Malgorzata Dubiel is a Polish mathematician and mathematics educator who works as a senior lecturer at Simon Fraser University in Vancouver, Canada.

==Education and career==
Dubiel is the daughter of a Polish military rocket scientist and engineer.
She has a Ph.D. from the University of Warsaw, supervised by theoretical computer scientist and mathematical logician Victor W. Marek. In 1982, she moved to Canada.

At Simon Fraser, her courses include classes for future mathematics teachers, and remedial mathematics classes for students who did poorly in high school mathematics.
She was president of the Simon Fraser University Faculty Association for two terms from 1994 to 1996, and again from 2004 to 2005.

==Outreach==
Dubiel is known for her studies of Canadian primary and secondary school mathematics textbooks, and for pointing out problems in these texts caused in part because they were written by education professionals without consulting any mathematicians.
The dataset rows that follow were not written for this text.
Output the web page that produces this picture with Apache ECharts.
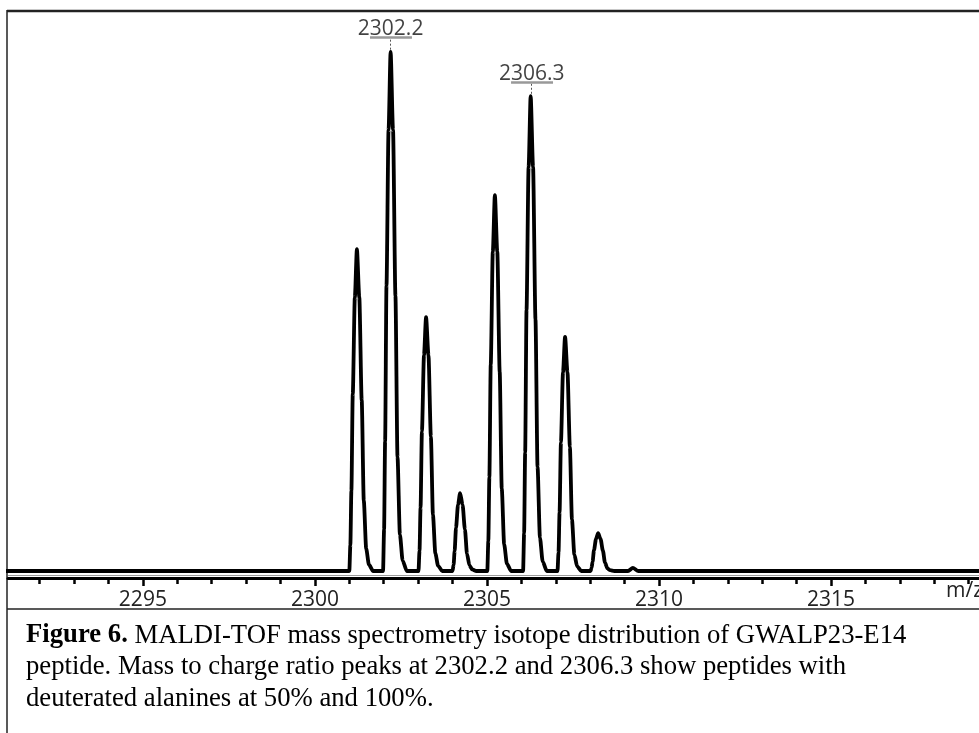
<!DOCTYPE html>
<html>
<head>
<meta charset="utf-8">
<script src="https://cdn.jsdelivr.net/npm/echarts@6/dist/echarts.min.js"></script>
<style>
  html, body { margin: 0; padding: 0; background: #fff; }
  #chart { width: 979px; height: 733px; }
</style>
</head>
<body>
<div id="chart"></div>
<script>
// ---- data ----
// m/z sample points of the profile spectrum
const mz = [
  2291.0,
  2301.00, 2301.03, 2301.06, 2301.10, 2301.16, 2301.22, 2301.29, 2301.36, 2301.42, 2301.49, 2301.57, 2301.69,
  2301.98, 2302.01, 2302.04, 2302.08, 2302.14, 2302.20, 2302.27, 2302.34, 2302.40, 2302.47, 2302.55, 2302.67,
  2303.01, 2303.04, 2303.07, 2303.11, 2303.17, 2303.23, 2303.30, 2303.37, 2303.43, 2303.50, 2303.58, 2303.70,
  2304.00, 2304.03, 2304.06, 2304.10, 2304.16, 2304.22, 2304.29, 2304.36, 2304.42, 2304.49, 2304.57, 2304.69,
  2305.01, 2305.04, 2305.07, 2305.11, 2305.17, 2305.23, 2305.30, 2305.37, 2305.43, 2305.50, 2305.58, 2305.70,
  2306.05, 2306.08, 2306.11, 2306.15, 2306.21, 2306.27, 2306.34, 2306.41, 2306.47, 2306.54, 2306.62, 2306.74,
  2307.05, 2307.08, 2307.11, 2307.15, 2307.21, 2307.27, 2307.34, 2307.41, 2307.47, 2307.54, 2307.62, 2307.74,
  2308.01, 2308.04, 2308.07, 2308.11, 2308.17, 2308.23, 2308.30, 2308.37, 2308.43, 2308.50, 2308.58, 2308.70,
  2309.10, 2309.24, 2309.40,
  2319.5
];
// relative intensity (%) at those points
const intensity = [
  0,
  0, 5.0, 15.5, 34.1, 52.7, 62.0, 52.7, 32.9, 13.6, 4.3, 1.2, 0,
  0, 8.0, 25.0, 55.0, 85.0, 100, 85.0, 53.0, 22.0, 7.0, 2.0, 0,
  0, 3.9, 12.2, 26.9, 41.6, 48.9, 41.6, 25.9, 10.8, 3.4, 1.0, 0,
  0, 1.2, 3.8, 8.3, 12.8, 15.0, 12.8, 8.0, 3.3, 1.1, 0.3, 0,
  0, 5.8, 18.1, 39.8, 61.5, 72.4, 61.5, 38.4, 15.9, 5.1, 1.4, 0,
  0, 7.3, 22.9, 50.3, 77.8, 91.5, 77.8, 48.5, 20.1, 6.4, 1.8, 0,
  0, 3.6, 11.3, 24.8, 38.3, 45.1, 38.3, 23.9, 9.9, 3.2, 0.9, 0,
  0, 0.6, 1.8, 4.0, 6.2, 7.3, 6.2, 3.9, 1.6, 0.5, 0.15, 0,
  0, 0.6, 0,
  0
];
// annotated peaks
const labelMz = [2302.2, 2306.3];
const labelHeight = [100, 91.5];
const labelText = ['2302.2', '2306.3'];
// axis ticks
const majorTicks = [2295, 2300, 2305, 2310, 2315];
const minorTicks = [2292,2293,2294,2296,2297,2298,2299,2301,2302,2303,2304,2306,2307,2308,2309,2311,2312,2313,2314,2316,2317,2318,2319];
const xName = 'm/z';
const captionBold = 'Figure 6.';
const captionLines = [
  ' MALDI-TOF mass spectrometry isotope distribution of GWALP23-E14',
  'peptide. Mass to charge ratio peaks at 2302.2 and 2306.3 show peptides with',
  'deuterated alanines at 50% and 100%.'
];

// ---- chart ----
const X_MIN = 2291.08, X_MAX = 2319.3;
const Y_MIN = -1.35, Y_MAX = 107.9;
const chart = echarts.init(document.getElementById('chart'), null, { renderer: 'canvas' });

const spectrum = mz.map((m, i) => [m, intensity[i]]);
const labelPts = labelMz.map((m, i) => ({ value: [m, labelHeight[i]], name: labelText[i] }));
const dotted = [], under = [];
labelMz.forEach((m, i) => {
  const h = labelHeight[i];
  dotted.push([{ coord: [m, h + 0.45] }, { coord: [m, h + 2.6] }]);
  under.push([{ coord: [m - 0.6, h + 2.75] }, { coord: [m + 0.62, h + 2.75] }]);
});

const axisCommon = {
  type: 'value', min: X_MIN, max: X_MAX, position: 'bottom',
  splitLine: { show: false }
};

const FONT_CAP = 26.7;
chart.setOption({
  animation: false,
  backgroundColor: '#fff',
  grid: { left: 8, right: 0, top: 11, bottom: 155, containLabel: false },
  xAxis: [
    Object.assign({}, axisCommon, {
      axisLine: { show: true, onZero: false, lineStyle: { color: '#000', width: 3 } },
      axisTick: { show: true, customValues: majorTicks, length: 8, lineStyle: { color: '#000', width: 2.5 } },
      axisLabel: { show: true, customValues: majorTicks, margin: 12, color: '#222',
        fontFamily: 'Open Sans', fontSize: 21, formatter: v => String(v) }
    }),
    Object.assign({}, axisCommon, {
      axisLine: { show: false, onZero: false },
      axisTick: { show: true, customValues: minorTicks, length: 6, lineStyle: { color: '#000', width: 2.5 } },
      axisLabel: { show: false }
    })
  ],
  yAxis: { type: 'value', min: Y_MIN, max: Y_MAX, show: false, splitLine: { show: false } },
  series: [
    {
      type: 'line', xAxisIndex: 0, data: spectrum, showSymbol: false, symbol: 'none',
      smooth: 0.25, smoothMonotone: 'x',
      lineStyle: { color: '#000', width: 3.8 },
      markLine: {
        silent: true, symbol: 'none', animation: false,
        label: { show: false },
        lineStyle: { color: '#9a9a9a', width: 1.2, type: 'solid' },
        data: [[{ coord: [X_MIN, -0.75] }, { coord: [X_MAX, -0.75] }]]
      },
      z: 3
    },
    {
      type: 'scatter', xAxisIndex: 0, data: labelPts, symbolSize: 0,
      label: { show: true, position: 'top', distance: 12, formatter: p => p.name,
        color: '#111', fontFamily: 'Open Sans', fontSize: 21 },
      markLine: {
        silent: true, symbol: 'none', animation: false, label: { show: false },
        data: dotted.map(d => [Object.assign({ lineStyle: { color: '#555', width: 1, type: [2, 2] } }, d[0]), d[1]])
          .concat(under.map(d => [Object.assign({ lineStyle: { color: '#999', width: 2.5, type: 'solid' } }, d[0]), d[1]]))
      },
      z: 4
    }
  ],
  graphic: [
    { type: 'line', shape: { x1: 7, y1: 11, x2: 979, y2: 11 }, style: { stroke: '#222', lineWidth: 2.5 } },
    { type: 'line', shape: { x1: 7, y1: 10, x2: 7, y2: 733 }, style: { stroke: '#222', lineWidth: 1.5 } },
    { type: 'line', shape: { x1: 7, y1: 609, x2: 979, y2: 609 }, style: { stroke: '#222', lineWidth: 1.5 } },
    { type: 'text', left: 946, top: 581, style: { text: xName, font: '21px "Open Sans"', fill: '#222' } },
    { type: 'text', left: 26, top: 622, style: {
        text: '{b|' + captionBold + '}{n|' + captionLines[0] + '}',
        rich: {
          b: { fontFamily: 'Liberation Serif', fontSize: FONT_CAP, fontWeight: 'bold', fill: '#000' },
          n: { fontFamily: 'Liberation Serif', fontSize: FONT_CAP, fill: '#000' }
        }
    } },
    { type: 'text', left: 26, top: 653, style: { text: captionLines[1], font: FONT_CAP + 'px "Liberation Serif"', fill: '#000' } },
    { type: 'text', left: 26, top: 685, style: { text: captionLines[2], font: FONT_CAP + 'px "Liberation Serif"', fill: '#000' } }
  ]
});
</script>
</body>
</html>
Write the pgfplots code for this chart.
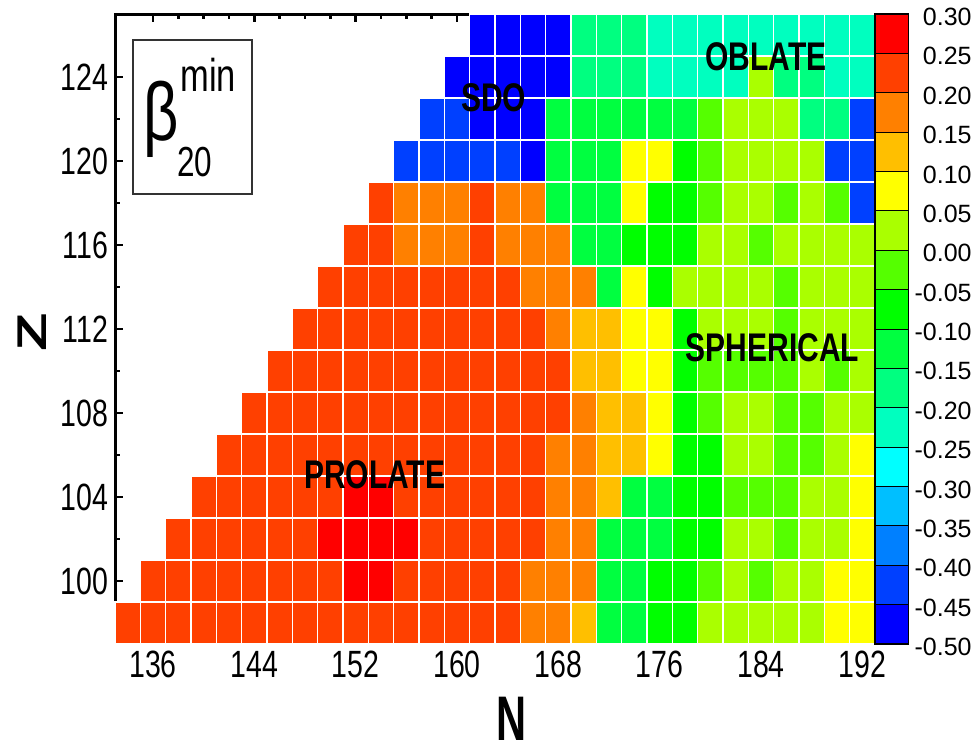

Although she values creativity imagination in mathematics, and uses it in her own lessons, she has also stated that it "must not come at the expense of basic math skills, clear instructions and practice".

She has also served as president of the Canadian Math Education Study Group and co-chair in 2009 of the Canadian Mathematics Education Forum. She is the founder of an annual mathematics workshop for female graduate students in mathematics, Connecting Women in Mathematics Across Canada. She organizes the annual Changing the Culture conference for mathematics teachers at the Pacific Institute for the Mathematical Sciences, and is the creator of a series of exhibits and activities about mathematics in British Columbia shopping centers. She also leads multiple programs for high school mathematics.

==Recognition==
Dubiel became a 3M Canadian National Fellow for Teaching and Learning in Higher Education in 2008. The award citation noted her exceptional ability to instill mathematical confidence in entering students, her creative use of cartoons and fairy-tale stories to foster students' mathematical imagination, and her work publicizing mathematics and numeracy to the public.
She was the 2011 recipient of the Adrien Pouliot Award of the Canadian Mathematical Society for her contributions to mathematics education in Canada.
She also won a 2011 YWCA Women of Distinction award.
In 2018 the Canadian Mathematical Society listed her in their inaugural class of fellows.